Low Poly City Of My Virtual Dreams

RND/ In which you consider a low polygon city of your virtual dreams:

3440 x 1440 .jpg, 64 dithered colors – original images via unknown gamedev on Twitter

We find ourselves in a historical moment of pervasive mediocrity. Fuelled by basic human drives – flights from death and boredom – the new technologies, bright and all consuming, increasingly blur the lines between direct experience and representation. A photograph of an apple is not food and the Internet has neither scent nor texture.
– Jonathan S. Simons, The Analog Sea Review No. 1

The low poly of your virtual dreams would be an escape though from precisely what you aren’t sure.
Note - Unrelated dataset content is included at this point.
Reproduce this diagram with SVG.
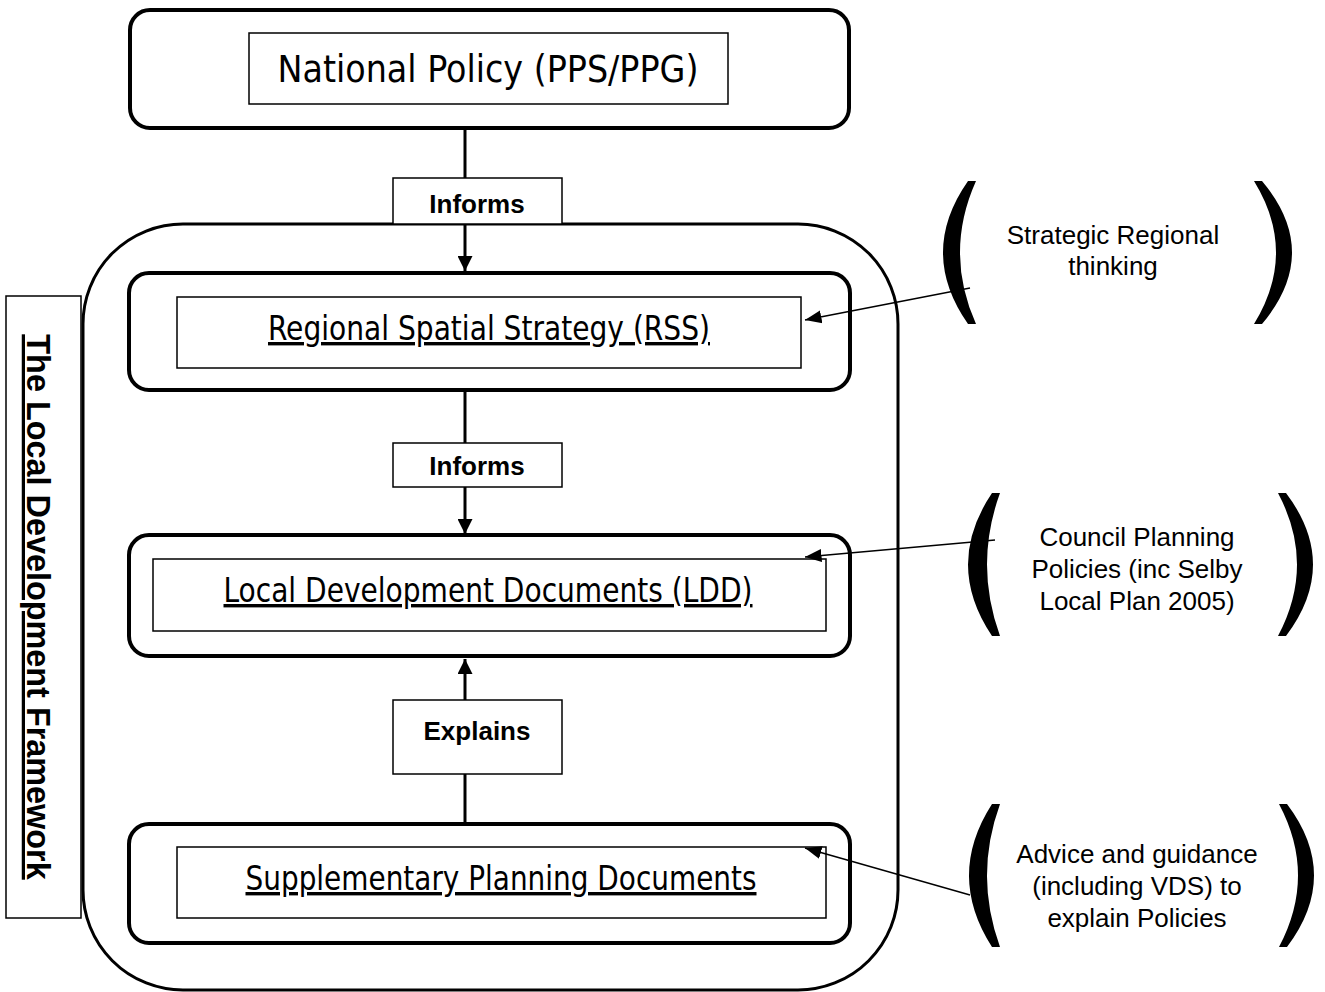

A pleasant enough place or rather non-place (a utopia) it exists precisely because – like all utopias – it is defined by those it does not allow in. That is anyone else but you. You wander its streets at will, never overwhelmed by its sprawling dimensions. You can instantly leap to the top of its downtown buildings and view the city from what you consider an point of existential advantage, nothing however how quiet everything seems. Cars and public transportation vehicles of their own accord, as if on an invisible wireless energy grid. There are no people here in the city – and yet it is still heavily policed by patrolling security droids. What they police you suspect is your very dreams. Keeping the dream alive – that is, the illusion of ontological completeness. Its always sunny but cool here. There is no dogshit dirty needles or violent crime on the streets – no emergency service sirens pierce the air. There’s nothing to burn here, and no citizens burnt out on global Ludocapitalism. (Which is not to say a crime is not being committed.) On your loose ambient wanderings you notice thin data lines connecting two or more objects. These appear, change and disappear seemingly at random and you’ve not yet been able to figure out their meaning. A line connecting a particular parked car will suddenly appear and – for the minute or so it appears you’ll follow it to an empty office building several blocks away. Exploring the building and all you find are endless open plan floors, dead plants, plastic coffee cups and an air of resignation. One of the floors contains a desk with a single note inside, upon which a single word exists: “Absurd.”